Si les observateurs internationaux, habitués au climat changeant entre les deux pays, ne sont pas vraiment surpris par les nouveaux nuages dans le ciel israélo-égyptien, ils s’étonnent tout de même de l’envergure que prend cet orage diplomatique. D’autant plus que les faits qui ont provoqué cette irritation entre l’Etat hébreu et l’Egypte ne sont nouveaux pour personne. Bien au contraire : « On a un sentiment de déjà vu. C’est un remake malheureux d’une crise similaire qui avait éclaté en 1995 », confirme aussi à l’AFP un haut responsable israélien qui a préféré garder l’anonymat.

En effet, le journaliste Ron Edelist est loin d’être le premier à s’être penché sur la question des liquidations de prisonniers lors de la guerre israélo-arabe. En 1995 déjà, un historien israélien, Aryeh Yitzhaki, avait fait beaucoup de bruit lorsqu’il avait révélé le massacre de centaines de soldats égyptiens désarmés par l’armée israélienne, en mettant l’accent sur un massacre dans la région d’El-Arish.

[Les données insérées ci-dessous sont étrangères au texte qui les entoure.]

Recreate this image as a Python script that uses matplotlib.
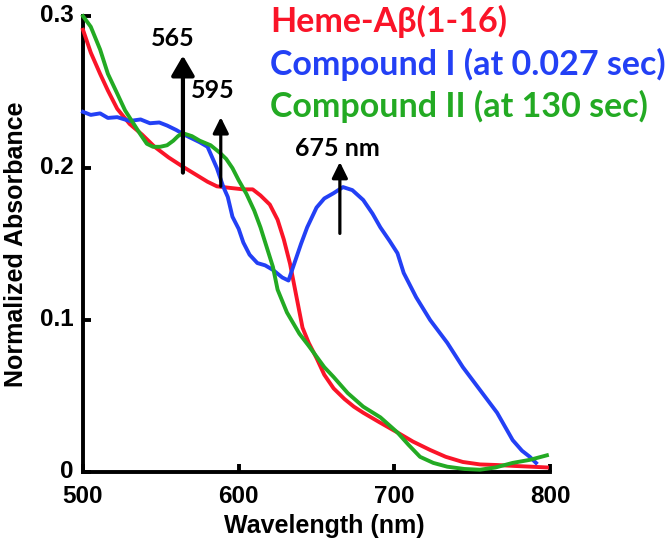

Selon cet historien, l’unité d’élite, le commando Shaked, à cette époque sous les rênes de Binyamin Ben Eliezer, avait alors liquidé quelque 300 soldats. En revanche, l’expert avait été moins catégorique sur l’origine des victimes. Aryeh Yitzhaki avait alors estimé qu’il s’agissait soit de soldats égyptiens soit de Palestiniens. Pour calmer le tollé diplomatique que ces révélations avaient provoqué entre Israël et l’Egypte, le Premier ministre israélien de l’époque, Yitzhak Rabin, avait reconnu en 1995 la responsabilité de son pays dans le meurtre de prisonniers de guerre égyptiens.

Depuis, il est vrai, les actes n’ont pas vraiment suivi les paroles. Plus de douze ans après la reconnaissance des crimes par Yitzhak Rabin, toute la lumière n’a pas été faite sur les responsables de ces meurtres ni sur les circonstances des liquidations. Presque trente ans après l’accord de paix entre l’Egypte et Israël, le moindre incident menace toujours de perturber le fragile équilibre diplomatique.